むかつくが余裕ぶっていても奴の動きには一切隙がない。下手に斬りかかろうものならあっさりと切り伏せられるだろう。それくらい彼我の実力差は開いていた。技量の差だけでなく、こちらの攻撃を無効化するほどの鉄壁の鎧だ。攻守共に完敗……どうやったって勝てるはずないじゃん!
「――風間っ! いったん退くぞっ」
後ろで見ていた紗羅さんが叫んだが、先回りする形で鎧武者が動いた。俊敏な動きで回りこんで正門跡の前に立ちはだかる。
「おれの正体を知ったあんたたちを生かしておくつもりはない。生き残りたかったら、おれを倒してみるんだな」
もろ悪役の口上をのたまう相手に気圧され、俺と紗羅さんは後ずさるしかなかった。じりじりと後退するうちに背後に建物の壁が迫った。
本気でやばいかもしれない……銃もメアリーも効かない相手なんて完全に想定外だ。
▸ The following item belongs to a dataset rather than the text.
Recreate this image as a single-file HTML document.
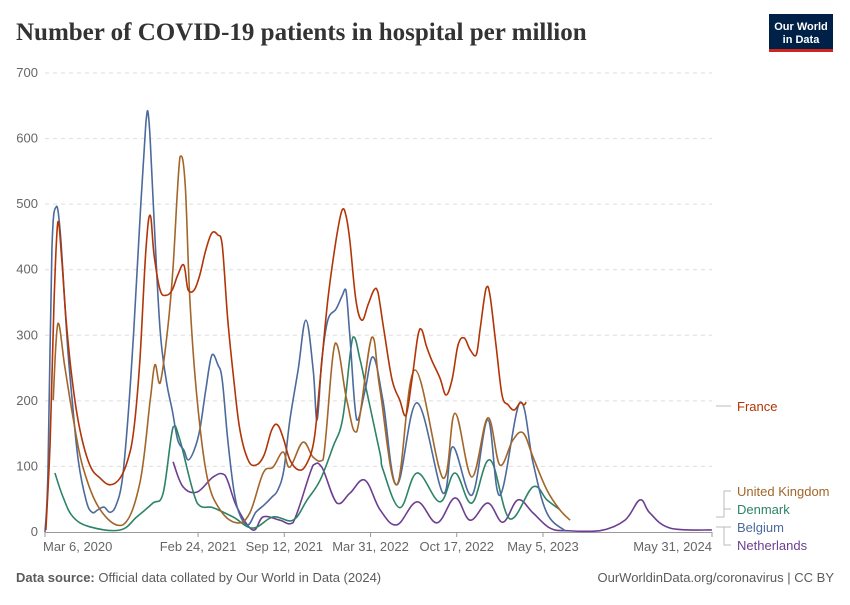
<!DOCTYPE html>
<html><head><meta charset="utf-8"><style>
body{margin:0;background:#fff;width:850px;height:600px;overflow:hidden;font-family:"Liberation Sans",sans-serif}
svg text{font-family:"Liberation Sans",sans-serif}
</style></head><body>
<svg id="c" width="850" height="600">
<text x="16" y="40" font-size="25" font-weight="bold" fill="#333" style="font-family:'Liberation Serif',serif">Number of COVID-19 patients in hospital per million</text>
<g><rect x="769" y="14" width="64" height="38" fill="#002147"/><rect x="769" y="49" width="64" height="3" fill="#ce261e"/>
<text x="801" y="30" font-size="11" font-weight="bold" fill="#fff" text-anchor="middle">Our World</text><text x="801" y="43" font-size="11" font-weight="bold" fill="#fff" text-anchor="middle">in Data</text></g>
<g id="grid"></g><g id="series"></g><g id="legend"></g>
<text x="16" y="582" font-size="13" fill="#5b5b5b"><tspan font-weight="bold">Data source:</tspan> Official data collated by Our World in Data (2024)</text>
<text x="834" y="582" font-size="13" fill="#5b5b5b" text-anchor="end">OurWorldinData.org/coronavirus | CC BY</text>
</svg>
<script>
const yTicks=[0,100,200,300,400,500,600,700];
const xTickDays=[0,355,555,755,955,1155,1547];
const xTickLabels=["Mar 6, 2020","Feb 24, 2021","Sep 12, 2021","Mar 31, 2022","Oct 17, 2022","May 5, 2023","May 31, 2024"];
const seriesNames=["France","United Kingdom","Denmark","Belgium","Netherlands"];
const seriesColors=["#b13507","#a2662a","#2c8465","#4c6a9c","#6d3e91"];
const franceDays=[2,12,21,30,39,49,63,81,104,128,151,174,192,206,220,234,244,253,267,281,295,308,322,332,346,359,373,387,401,411,424,438,452,471,489,508,526,540,554,568,587,605,624,638,656,675,689,698,707,721,735,749,763,772,786,805,823,837,851,865,874,884,897,916,930,944,958,972,986,1000,1009,1023,1032,1046,1060,1074,1088,1102,1111,1116];
const franceVals=[3,140,354,473,415,323,232,156,102,82,72,82,110,156,262,430,483,422,369,361,369,392,407,369,369,392,430,456,453,438,323,232,156,110,102,117,156,163,140,110,95,102,140,232,354,445,491,483,445,354,323,346,369,366,308,232,201,178,232,300,308,285,262,235,209,232,285,296,278,270,308,372,361,285,209,194,186,197,194,198];
const belgiumDays=[0,7,16,26,35,44,53,63,77,95,109,123,137,151,165,179,192,206,220,234,239,244,253,267,281,295,308,322,332,346,359,373,387,401,411,424,438,452,471,489,508,526,540,554,568,587,605,622,631,642,656,675,689,698,707,723,742,761,784,816,863,923,946,990,1027,1055,1102,1132,1164,1206];
const belgiumVals=[0,95,430,496,460,369,277,201,110,49,30,34,38,30,41,79,171,308,475,625,640,598,475,308,232,186,140,125,110,125,156,217,270,255,232,140,64,26,11,30,41,53,64,95,171,247,323,247,171,262,323,340,360,369,300,171,215,267,200,72,197,59,130,56,171,56,198,105,29,2];
const ukDays=[19,30,46,65,88,128,181,220,244,255,267,285,297,313,325,336,353,376,406,445,475,506,529,552,568,598,622,645,673,700,723,758,777,816,858,923,951,990,1027,1055,1085,1109,1132,1164,1194,1218];
const ukVals=[201,318,252,175,99,34,11,75,201,255,227,313,404,572,532,354,201,84,34,14,29,90,99,122,99,137,114,110,288,201,153,297,217,72,247,82,181,84,174,102,140,151,114,64,34,18];
const denmarkDays=[23,42,65,104,174,213,250,274,297,313,353,390,436,482,529,575,608,638,668,691,714,731,747,777,784,823,863,916,951,990,1032,1078,1132,1164,1194];
const denmarkVals=[90,53,23,8,3,23,44,59,160,140,44,37,23,6,23,18,49,79,130,175,297,262,212,120,95,37,90,46,90,44,110,20,69,49,34];
const nlDays=[297,320,353,390,417,445,482,506,545,575,622,642,677,707,742,777,816,863,909,951,986,1027,1062,1097,1132,1171,1211,1287,1345,1380,1403,1450,1547];
const nlVals=[107,69,61,84,87,38,3,23,18,14,102,99,44,59,79,34,11,46,14,52,18,44,15,49,29,6,2,2,18,49,29,6,3];
const legendY=[406,491,509,527,545];

const X0=45,X1=712,Y0=532,Y1=73,DMAX=1547,VMAX=700;
const xs=d=>X0+d/DMAX*(X1-X0);
const ys=v=>Y0-v/VMAX*(Y0-Y1);
const NS="http://www.w3.org/2000/svg";
function mk(t,a,p){const e=document.createElementNS(NS,t);for(const k in a)e.setAttribute(k,a[k]);p.appendChild(e);return e;}
function smooth(P){
  let d='M'+P[0][0].toFixed(1)+','+P[0][1].toFixed(1);
  for(let i=0;i<P.length-1;i++){
    const p0=P[Math.max(0,i-1)],p1=P[i],p2=P[i+1],p3=P[Math.min(P.length-1,i+2)];
    const t=0.18;
    let c1y=p1[1]+(p2[1]-p0[1])*t,c2y=p2[1]-(p3[1]-p1[1])*t;
    const lo=Math.min(p1[1],p2[1]),hi=Math.max(p1[1],p2[1]);
    c1y=Math.min(Math.max(c1y,lo-3),Math.max(hi,Y0)>Y0?hi:Math.min(Y0,hi+3));
    c2y=Math.min(Math.max(c2y,lo-3),Math.min(Y0,hi+3));
    c1y=Math.min(c1y,Y0);c2y=Math.min(c2y,Y0);
    d+=' C'+(p1[0]+(p2[0]-p0[0])*t).toFixed(1)+','+c1y.toFixed(1)+' '+(p2[0]-(p3[0]-p1[0])*t).toFixed(1)+','+c2y.toFixed(1)+' '+p2[0].toFixed(1)+','+p2[1].toFixed(1);
  }
  return d;
}
const grid=document.getElementById('grid');
yTicks.forEach(v=>{
  if(v>0){const l=mk('line',{x1:X0,x2:X1,y1:ys(v),y2:ys(v),stroke:'#ddd','stroke-dasharray':'4,4'},grid);
  
  }
  const t=mk('text',{x:38,y:ys(v)+4,'font-size':13,fill:'#666','text-anchor':'end'},grid);t.textContent=v;
  
  
});
const ax=mk('line',{x1:X0,x2:X1,y1:Y0+0.5,y2:Y0+0.5,stroke:'#999'},grid);


xTickDays.forEach((d,i)=>{
  const tk=mk('line',{x1:xs(d),x2:xs(d),y1:Y0,y2:Y0+5,stroke:'#999'},grid);
  
  
  const anchor=i==0?'start':(i==xTickDays.length-1?'end':'middle');
  const t=mk('text',{x:i==0?xs(d)-2:xs(d),y:551,'font-size':13,fill:'#666','text-anchor':anchor},grid);t.textContent=xTickLabels[i];
  
  
});
const data=[[franceDays,franceVals],[ukDays,ukVals],[denmarkDays,denmarkVals],[belgiumDays,belgiumVals],[nlDays,nlVals]];
const sg=document.getElementById('series');
[4,2,3,1,0].forEach(i=>{
  const [ds,vs]=data[i];
  const P=ds.map((d,j)=>[xs(d),ys(vs[j])]);
  const p=mk('path',{d:smooth(P),fill:'none',stroke:seriesColors[i],'stroke-width':1.6,'stroke-linejoin':'round'},sg);
  
  
});
const lg=document.getElementById('legend');
const connStart=[406,517,517,527,527];
seriesNames.forEach((n,i)=>{
  const c=mk('polyline',{points:`716,${connStart[i]} 724,${connStart[i]} 724,${legendY[i]} 731,${legendY[i]}`,fill:'none',stroke:'#bbb'},lg);
  
  
  const t=mk('text',{x:737,y:legendY[i]+5,'font-size':13,fill:seriesColors[i]},lg);t.textContent=n;
  
  
});
</script>
</body></html>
逆転の手を考えようにも、思いつく前に斬り殺されるのがオチだろう。
こうなったら最後の手段しかない。俺は紗羅さんの手を掴んで叫んだ。
「とりあえず建物の中に逃げましょう!」
目を白黒させている紗羅さんの手を引いて一目散に逆走する俺。超かっこ悪いけど、しょうがないじゃん!
都合のいいことに建物の玄関扉のガラスは割られ侵入は容易だった。張り巡らされた立ち入り禁止の札付きロープをメアリーの刃で切り裂きながら、俺たちは廃ビルの中へと駆けこんだ。